Quand j’arrive à la porte, l’affiche Scumbags in Paris m’apparaît. L’événement est organisé par Brooklyn Brewery France, la branche française de la célèbre brasserie artisanale de Brooklyn (encore qu’avec près de 220 000 fûts par an, je doute qu’on puisse encore parler d’artisanal). Les noms de Matt Abergel, chef de Yardbird, et de Jeff Claudio (restaurants Ho Lee Fook et Belon à Hong Kong) y figurent au côté de celui de James. Absolument pas des scumbags (salopards, pour rester polie), mais si ça les amuse… Bon sang mais c’est bien sûr, c’est un pop-up ! Mais qu’est-ce qu’ils fichent dans ce chinois de quartier ? « Brooklyn Brewery a des moyens, explique James de sa voix douce. Ils ont mis tout le personnel en vacances pour trois jours et nous les remplaçons pour trois soirées. » On me souffle dans l’oreillette que la firme, qui commercialise déjà ses bières en France depuis 2013, a l’intention d’ouvrir un comptoir à Paris en 2017. Cet événement est donc un galop d’essai. À mon avis, ils en feront d’autres.
On ne peut pas faire plus classique comme intérieur de restaurant chinois parisien : cramoisi partout, meubles vernis façon acajou, reliefs muraille de Chine et double-bonheur dans tous les coins. Le public, tout en barbes et en t-shirt, possède un indéniable petit côté hipster. Ah, aussi, je ne vois pas trace de critique ou journaliste gastro, à part un que j’ai reconnu à sa barbe, malgré les barbes ambiantes. Les organisateurs n’ont pas laissé filtrer grand-chose à la presse. J’ignore si c’est intentionnel ou non. Si c’est un événement promotionnel, je constate qu’ils prennent la chose avec un certain détachement…

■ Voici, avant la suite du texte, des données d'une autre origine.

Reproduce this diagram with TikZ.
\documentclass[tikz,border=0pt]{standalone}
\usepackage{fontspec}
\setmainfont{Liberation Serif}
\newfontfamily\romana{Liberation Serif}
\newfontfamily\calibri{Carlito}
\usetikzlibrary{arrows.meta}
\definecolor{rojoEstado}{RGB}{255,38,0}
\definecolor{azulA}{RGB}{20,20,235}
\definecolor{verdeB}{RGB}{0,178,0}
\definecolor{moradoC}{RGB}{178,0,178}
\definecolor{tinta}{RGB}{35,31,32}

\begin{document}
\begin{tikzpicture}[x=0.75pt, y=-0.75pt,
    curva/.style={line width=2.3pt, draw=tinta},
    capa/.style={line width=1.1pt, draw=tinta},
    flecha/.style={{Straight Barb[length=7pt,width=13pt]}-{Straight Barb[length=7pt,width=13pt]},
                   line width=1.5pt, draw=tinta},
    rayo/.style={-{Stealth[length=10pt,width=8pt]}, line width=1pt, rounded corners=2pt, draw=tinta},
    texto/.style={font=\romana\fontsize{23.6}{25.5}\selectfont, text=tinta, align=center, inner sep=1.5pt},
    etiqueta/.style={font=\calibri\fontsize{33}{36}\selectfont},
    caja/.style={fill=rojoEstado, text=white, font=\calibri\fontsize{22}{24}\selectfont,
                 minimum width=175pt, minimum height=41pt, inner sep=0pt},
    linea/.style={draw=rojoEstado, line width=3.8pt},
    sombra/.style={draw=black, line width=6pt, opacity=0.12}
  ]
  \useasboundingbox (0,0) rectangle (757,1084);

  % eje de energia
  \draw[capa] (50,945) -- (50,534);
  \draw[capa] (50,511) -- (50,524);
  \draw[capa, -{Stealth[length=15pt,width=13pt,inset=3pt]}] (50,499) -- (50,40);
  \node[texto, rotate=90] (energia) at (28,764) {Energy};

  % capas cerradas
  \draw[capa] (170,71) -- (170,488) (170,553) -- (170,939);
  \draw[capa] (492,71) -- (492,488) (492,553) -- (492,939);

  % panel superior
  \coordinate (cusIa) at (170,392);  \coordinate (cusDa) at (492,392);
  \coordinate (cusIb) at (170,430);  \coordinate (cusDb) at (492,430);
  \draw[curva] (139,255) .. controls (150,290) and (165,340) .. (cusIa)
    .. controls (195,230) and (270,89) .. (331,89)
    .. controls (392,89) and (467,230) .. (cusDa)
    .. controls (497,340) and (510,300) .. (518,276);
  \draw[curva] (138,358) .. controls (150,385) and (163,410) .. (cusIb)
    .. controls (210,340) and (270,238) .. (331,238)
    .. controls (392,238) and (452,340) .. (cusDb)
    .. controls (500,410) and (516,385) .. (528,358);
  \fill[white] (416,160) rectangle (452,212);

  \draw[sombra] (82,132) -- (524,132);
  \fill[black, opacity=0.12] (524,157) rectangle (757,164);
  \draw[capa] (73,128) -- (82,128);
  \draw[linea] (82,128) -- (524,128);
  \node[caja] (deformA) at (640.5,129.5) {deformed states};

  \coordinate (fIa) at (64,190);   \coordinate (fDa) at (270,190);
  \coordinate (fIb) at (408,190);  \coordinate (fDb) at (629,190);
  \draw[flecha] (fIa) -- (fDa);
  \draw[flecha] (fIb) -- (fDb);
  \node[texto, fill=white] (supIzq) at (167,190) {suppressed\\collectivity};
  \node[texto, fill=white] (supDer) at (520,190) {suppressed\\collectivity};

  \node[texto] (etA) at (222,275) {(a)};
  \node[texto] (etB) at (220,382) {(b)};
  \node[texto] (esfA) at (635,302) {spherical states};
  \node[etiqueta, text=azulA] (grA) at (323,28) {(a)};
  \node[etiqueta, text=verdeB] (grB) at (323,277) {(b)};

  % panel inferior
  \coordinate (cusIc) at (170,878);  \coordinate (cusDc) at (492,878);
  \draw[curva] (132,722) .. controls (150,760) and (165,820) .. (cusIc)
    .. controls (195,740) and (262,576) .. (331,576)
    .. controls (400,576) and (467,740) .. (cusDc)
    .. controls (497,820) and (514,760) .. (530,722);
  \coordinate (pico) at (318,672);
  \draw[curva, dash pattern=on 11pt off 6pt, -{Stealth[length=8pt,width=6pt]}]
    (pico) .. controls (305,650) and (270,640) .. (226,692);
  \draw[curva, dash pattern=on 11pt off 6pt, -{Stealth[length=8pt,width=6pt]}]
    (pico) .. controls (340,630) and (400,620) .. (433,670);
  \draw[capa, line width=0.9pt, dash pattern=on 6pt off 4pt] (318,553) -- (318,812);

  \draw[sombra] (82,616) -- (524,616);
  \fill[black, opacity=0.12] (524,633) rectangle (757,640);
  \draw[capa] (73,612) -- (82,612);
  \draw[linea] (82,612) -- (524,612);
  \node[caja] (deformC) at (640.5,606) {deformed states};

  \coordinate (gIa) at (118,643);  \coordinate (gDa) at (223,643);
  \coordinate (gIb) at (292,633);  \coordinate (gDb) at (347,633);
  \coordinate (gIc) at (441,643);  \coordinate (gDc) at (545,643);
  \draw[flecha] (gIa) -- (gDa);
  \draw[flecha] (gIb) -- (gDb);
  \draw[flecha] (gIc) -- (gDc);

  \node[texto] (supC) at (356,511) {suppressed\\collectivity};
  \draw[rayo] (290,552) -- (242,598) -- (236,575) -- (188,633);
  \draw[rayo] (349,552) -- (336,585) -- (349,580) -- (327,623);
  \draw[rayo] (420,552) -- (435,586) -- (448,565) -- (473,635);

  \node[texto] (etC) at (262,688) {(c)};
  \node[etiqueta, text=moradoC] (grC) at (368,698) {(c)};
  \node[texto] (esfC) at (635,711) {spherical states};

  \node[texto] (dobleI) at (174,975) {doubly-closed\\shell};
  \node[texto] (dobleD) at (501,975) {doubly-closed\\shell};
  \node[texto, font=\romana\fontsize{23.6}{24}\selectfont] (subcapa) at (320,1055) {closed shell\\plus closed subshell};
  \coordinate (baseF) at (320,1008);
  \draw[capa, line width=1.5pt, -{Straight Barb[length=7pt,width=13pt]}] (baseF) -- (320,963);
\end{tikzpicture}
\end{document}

Le principe : un menu de tapas chinoises, arrosées des excellentes bières de la marque. « Pas de la cuisine cantonaise authentique, dit James, mais en petites touches. C’est juste un mix de tout ce que nous aimons. » La liste se divise en trois catégories : hors-d’œuvre, plats à partager et grandes pièces. Vingt-deux plats en tout. Si l’on choisit de se laisser faire, le menu dégustation surprise coûte 38 € par personne. Ça tombe bien, James nous propose de nous laisser faire.

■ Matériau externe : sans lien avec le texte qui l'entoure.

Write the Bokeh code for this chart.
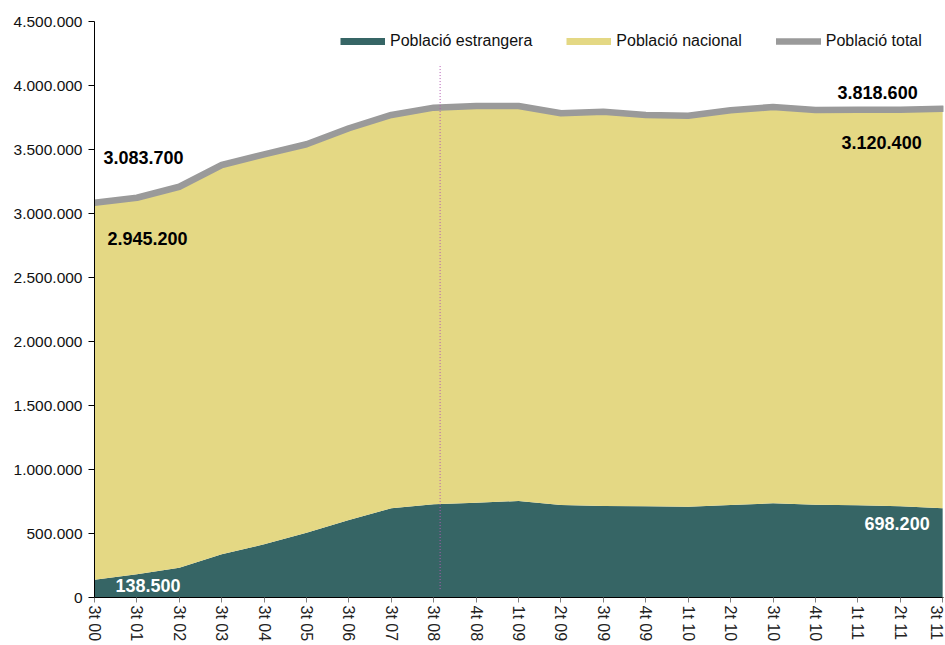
from bokeh.plotting import figure
from bokeh.models import (ColumnDataSource, Range1d, FixedTicker, CustomJSTickFormatter,
                          Legend, LegendItem)
from bokeh.core.properties import value
from bokeh.embed import file_html
from bokeh.resources import INLINE

# ---- data ----
periods = ["3t 00", "3t 01", "3t 02", "3t 03", "3t 04", "3t 05", "3t 06", "3t 07",
           "3t 08", "4t 08", "1t 09", "2t 09", "3t 09", "4t 09", "1t 10", "2t 10",
           "3t 10", "4t 10", "1t 11", "2t 11", "3t 11"]
total = [3083700, 3123000, 3209000, 3379000, 3462000, 3541000, 3666000, 3770000,
         3827000, 3840000, 3840000, 3783000, 3795000, 3770000, 3764000, 3806000,
         3832000, 3809000, 3811000, 3811000, 3818600]
estrangera = [138500, 181000, 233000, 337000, 416000, 506000, 605000, 697000,
              728000, 741000, 754000, 723000, 715000, 712000, 709000, 723000,
              736000, 725000, 720000, 712000, 698200]
nacional = [2945200, 2942000, 2976000, 3042000, 3046000, 3035000, 3061000, 3073000,
            3099000, 3099000, 3086000, 3060000, 3080000, 3058000, 3055000, 3083000,
            3096000, 3084000, 3091000, 3099000, 3120400]
y_ticks = [0, 500000, 1000000, 1500000, 2000000, 2500000, 3000000, 3500000, 4000000, 4500000]
marker_x = 8.15            # dotted reference line position (category units)
marker_y = (66000, 4168000)

TEAL = "#366565"
YELLOW = "#e4d884"
GREY = "#9a9a9a"
FONT = "Liberation Sans"

x = list(range(len(periods)))
src = ColumnDataSource(dict(x=x, estrangera=estrangera, nacional=nacional, total=total))

p = figure(width=944, height=644, output_backend="svg", toolbar_location=None,
           x_range=Range1d(0, len(periods) - 1 + 0.02), y_range=Range1d(0, y_ticks[-1]),
           min_border_left=94, min_border_right=1, min_border_top=21, min_border_bottom=47)
p.outline_line_color = None
p.xgrid.visible = False
p.ygrid.visible = False
p.background_fill_color = "white"

p.varea_stack(["estrangera", "nacional"], x="x", color=[TEAL, YELLOW], source=src)
tot = p.line("x", "total", source=src, line_color=GREY, line_width=6.5,
             line_join="round", line_cap="round")

p.segment(x0=[marker_x], y0=[marker_y[0]], x1=[marker_x], y1=[marker_y[1]],
          line_color="#b45ab4", line_width=1, line_dash="1 2")

# legend proxies (not visible in the plot area)
nan = float("nan")
l1 = p.line(x=[0, 1], y=[nan, nan], line_color=TEAL, line_width=7, line_cap="butt")
l2 = p.line(x=[0, 1], y=[nan, nan], line_color=YELLOW, line_width=7, line_cap="butt")
legend = Legend(items=[LegendItem(label="Població estrangera", renderers=[l1]),
                       LegendItem(label="Població nacional", renderers=[l2]),
                       LegendItem(label="Població total", renderers=[tot])],
                orientation="horizontal", location=(246, 547),
                glyph_width=45, glyph_height=18, label_height=18, label_standoff=5,
                spacing=34, padding=0, margin=0,
                background_fill_alpha=0, border_line_alpha=0,
                label_text_font=FONT, label_text_font_size="16px",
                label_text_color="#111111")
p.add_layout(legend)

# axes
fmt = CustomJSTickFormatter(code="return Math.round(tick).toString().replace(/\\B(?=(\\d{3})+(?!\\d))/g, '.');")
p.yaxis.ticker = FixedTicker(ticks=y_ticks)
p.yaxis.formatter = fmt
p.yaxis.major_tick_out = 6
p.yaxis.major_tick_in = 0
p.yaxis.minor_tick_out = 0
p.yaxis.minor_tick_in = 0
p.yaxis.axis_line_color = "black"
p.yaxis.major_tick_line_color = "black"
p.yaxis.major_label_standoff = 6
p.yaxis.major_label_text_font = FONT
p.yaxis.major_label_text_font_size = "15.5px"
p.yaxis.major_label_text_color = "#111111"

p.xaxis.ticker = FixedTicker(ticks=x)
p.xaxis.major_label_overrides = {i: lab for i, lab in enumerate(periods)}
p.xaxis.major_label_orientation = "vertical"
p.xaxis.major_tick_out = 5
p.xaxis.major_tick_in = 0
p.xaxis.minor_tick_out = 0
p.xaxis.axis_line_color = "black"
p.xaxis.major_tick_line_color = "#808080"
p.xaxis.major_label_standoff = 3
p.xaxis.major_label_text_font = FONT
p.xaxis.major_label_text_font_size = "16px"
p.xaxis.major_label_text_color = "#222222"

# value labels anchored on first / last data points
def fmt_num(v):
    return f"{v:,}".replace(",", ".")

last = len(periods) - 1
lab_src = ColumnDataSource(dict(
    x=[0, 0, 0, last, last, last],
    y=[total[0], nacional[0], estrangera[0], total[last], nacional[last], estrangera[last]],
    text=[fmt_num(total[0]), fmt_num(nacional[0]), fmt_num(estrangera[0]),
          fmt_num(total[last]), fmt_num(nacional[last]), fmt_num(estrangera[last])],
    xo=[9, 13, 21, -25, -21, -13],
    yo=[-45, 18, 6, -16, -56, 15.5],
    color=["black", "black", "white", "black", "black", "white"],
    align=["left", "left", "left", "right", "right", "right"],
))
p.text(x="x", y="y", text="text", x_offset="xo", y_offset="yo", text_color="color",
       text_align="align", text_baseline="middle", text_font=value(FONT),
       text_font_style="bold", text_font_size=value("18px"), source=lab_src)

open("out.html", "w").write(file_html(p, INLINE))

Il ne fait plus de doute que la soirée est placée sous le signe de la bière. J’en goûte deux : la pale ale et la lager. Nette préférence pour la lager, sa fraîcheur et son amertume. Un petit pin’s est offert en prime. Gentils, les scumbags.
Les plats se succéderont en tir de mitraille : ça assure, derrière, en cuisine. D’abord des pickles de légumes, fermes et croquants, avec un peu de sauce pimentée sichuanaise, comme une sauce XO mais avec plus de piment.

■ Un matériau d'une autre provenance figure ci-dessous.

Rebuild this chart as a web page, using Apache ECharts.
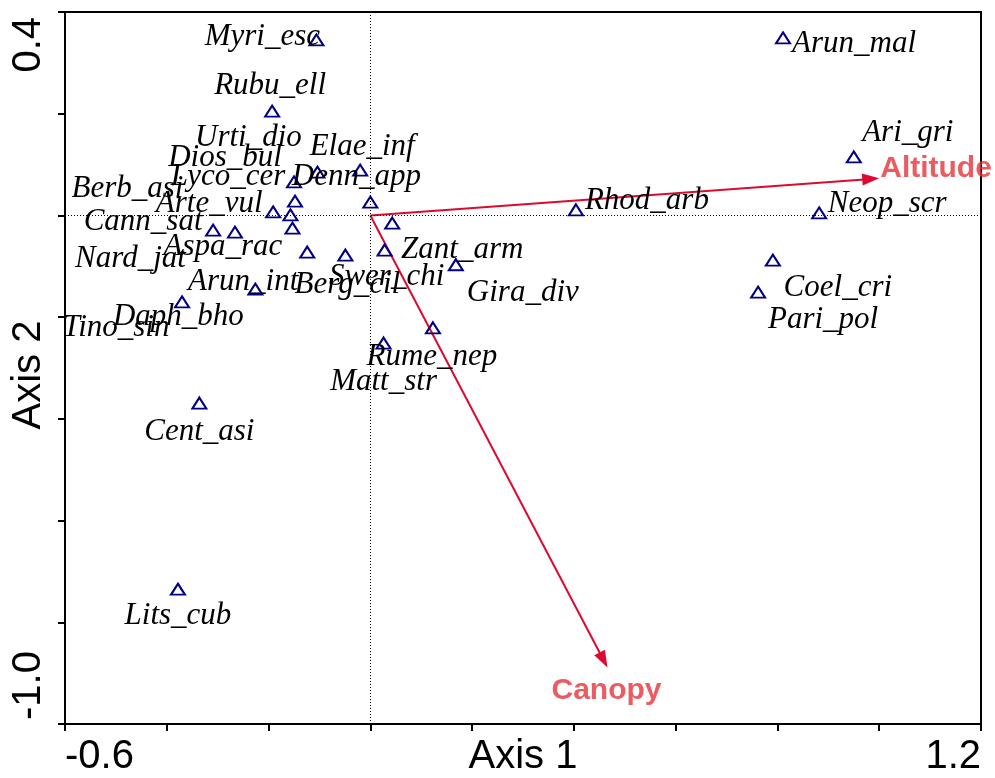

Excellents concombres marinés à la sichuanaise, avec piment et algues.
Premier plat chaud : daikon mijoté aux shiitake séchés et aux noix. La saveur me rappelle furieusement mes repas à Canton.
Salade de poulet ban ban aux arachides et au sésame.
Jiaozi (ravioli) pochés, fourrés au porc et aux ciboules. Savoureux, fondants, très bien exécutés.
Ils ont osé : le toast aux crevettes pané au sésame, célèbre dim sum classique canto-hongkongais que l’on trouvait naguère encore dans les restos cantonais de Paris, mais qui est devenue rare. Les trois scumbags ont mis la gomme : la couche de pâte de crevettes sur le toast fait bien ses deux centimètres d’épaisseur.
Autre classique cantonais, la saint-jacques vapeur, qui arrive à table fermée et s’ouvre sur une noix dont les sucs sont absorbés par le vermicelle transparent.
Riz « cantonais » à l’anguille fumée et à l’aneth. Aussi bon que le titre le suggère.
Queue de lotte vapeur au gingembre et à la ciboule. La préparation est classique, je dirais même canonique, mais le type de poisson est inhabituel : la lotte est rare en Asie orientale. On prépare plutôt ainsi du turbot, du bar ou de la dorade. James nous a mis le paquet : la queue de lotte est énorme. Nous avons du mal à la finir. C’est un chef-d’œuvre.
Je résume la situation : une fête de la bière new-yorkaise à Paris, cuisinée à la cantonaise avec quelques touches de Sichuan par trois chefs hongkongais et australiens dans un restaurant chinois : les poissons de l’aquarium n’avaient jamais vu une chose pareille. Qu’ils se rassurent : dans quelques jours, ils récupéreront leur équipe. James a encore réussi son coup : je ne suis pas près d’oublier cet excellent dîner.